An optical diode, the researchers continue, is a device transmitting light in one direction and blocking it in the reverse direction. Among various types of optical diodes, one well-known example of this non-reciprocal response is “the magnetooptical (Faraday) effect related to circularly polarized light propagating in gyrotropic materials.”

“The biased magnetic field breaks the time-reversal symmetry, which leads to a nonreciprocal response of media,” the researchers state. “This mechanism is accompanied by the effect of circular dichroism related to differential absorption of the left-handed and right-handed circularly polarized waves. However, the nonreciprocal response is not restricted to the use of magnetic field only. Indeed, optical diodes can be constructed by utilizing spatial-temporal modulations of refractive indices or some nonlinear effects for which the reciprocity theorem is violated.”

Alternatively, they add, an asymmetric transmission can be realized in chiral artificial structures, or metamaterials, even when they are completely reciprocal. There are limitations to chiral metamaterials based on 2D planar technologies, however. The first limitation is related to their electromagnetic properties, considering that a complete asymmetric transmission is a resonant feature strongly dependent on dissipation. The second limitation is that commercial glass epoxy laminates cannot provide mechanical support of metallic patterns at extremely high temperatures, which restricts their application area.

The researchers discuss the design of a 3D chiral metastructure using 3D printing from a metallic alloy, namely cobalt chromium. Because the alloy has a high melting temperature, it can prevent the metasurface structure from being destroyed in an extreme working environment. This is a unique advantage of the alloy-based metasurface compared to the chiral components patterned on glass epoxy laminates.

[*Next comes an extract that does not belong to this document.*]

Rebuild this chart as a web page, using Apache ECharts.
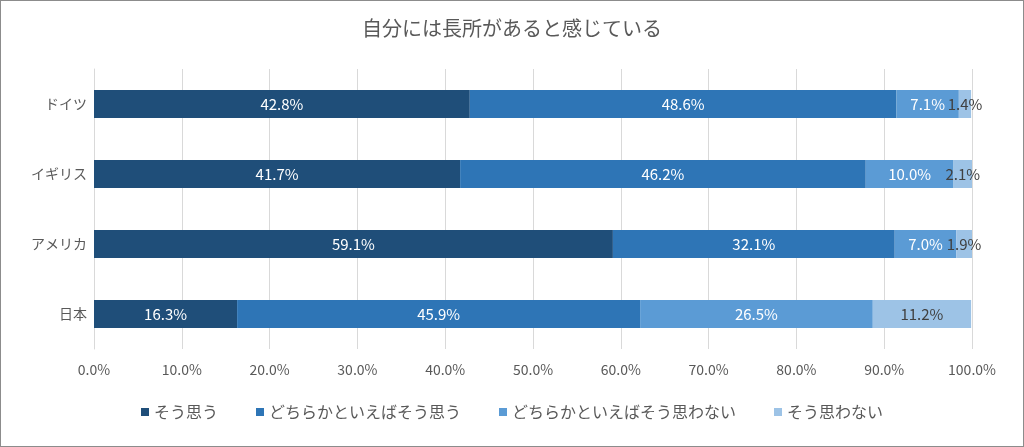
<!DOCTYPE html>
<html><head><meta charset="utf-8">
<script src="https://cdn.jsdelivr.net/npm/echarts@6/dist/echarts.min.js"></script>
<style>html,body{margin:0;padding:0;background:#fff}#c{width:1024px;height:447px;box-sizing:border-box;border:1px solid #8c8c8c}</style>
</head><body><div id="c"></div>
<script>
const categories = ['ドイツ','イギリス','アメリカ','日本'];
const seriesNames = ['そう思う','どちらかといえばそう思う','どちらかといえばそう思わない','そう思わない'];
const s1 = [42.8, 41.7, 59.1, 16.3];
const s2 = [48.6, 46.2, 32.1, 45.9];
const s3 = [7.1, 10.0, 7.0, 26.5];
const s4 = [1.4, 2.1, 1.9, 11.2];
const colors = ['#1F4E79','#2E75B6','#5B9BD5','#9DC3E6'];
const labelColors = ['#fff','#fff','#fff','#404040'];
const FONT = '"Noto Sans CJK JP", "Noto Sans", sans-serif';
const chart = echarts.init(document.getElementById('c'));
const data = [s1,s2,s3,s4];
chart.setOption({
  animation:false,
  textStyle:{fontFamily:FONT},
  title:{text:'自分には長所があると感じている',left:'center',top:12,textStyle:{fontFamily:FONT,fontSize:20,fontWeight:'normal',color:'#595959'}},
  legend:{bottom:21,left:'center',itemWidth:8,itemHeight:8,itemGap:38,icon:'rect',textStyle:{fontFamily:FONT,fontSize:16,color:'#595959'},data:seriesNames},
  grid:{left:93,right:51,top:68,bottom:97},
  xAxis:{type:'value',min:0,max:100,interval:10,
    axisLabel:{formatter:v=>v.toFixed(1)+'%',color:'#595959',fontSize:14,fontFamily:FONT,margin:14},
    splitLine:{lineStyle:{color:'#d9d9d9',width:1}},axisLine:{show:false},axisTick:{show:false}},
  yAxis:{type:'category',data:categories,inverse:true,
    axisLabel:{color:'#595959',fontSize:14,fontFamily:FONT,margin:7},
    axisLine:{lineStyle:{color:'#d9d9d9'}},axisTick:{show:false}},
  series:data.map((d,i)=>({name:seriesNames[i],type:'bar',stack:'a',barWidth:28,data:d,
    itemStyle:{color:colors[i]},
    label:{show:true,position:'inside',formatter:p=>p.value.toFixed(1)+'%',color:labelColors[i],fontSize:15,fontFamily:FONT}}))
});
</script></body></html>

The researchers demonstrated a dual-band asymmetric transmission feature as well as a strong broadband circular dichroism in the proposed metasurface, both theoretically and experimentally.

“We argue that a complete polarization conversion can be reached by solving a geometrical optimization problem for the required frequency band,” the researchers conclude. “In such a way, our work paves the way to find an industrially high-temperature component solution on polarization conversion an separating communication channels utilizing features of the linear asymmetric transmission and strong circular dichroism at microwaves as well as at higher frequencies.”

Authors of the paper include Shengzhe Wu, Su Xu, Tatiana L. Zinenko, Vladimir V. Yachin, Sergey L. Prosvirnin and Vladimir R. Tuz.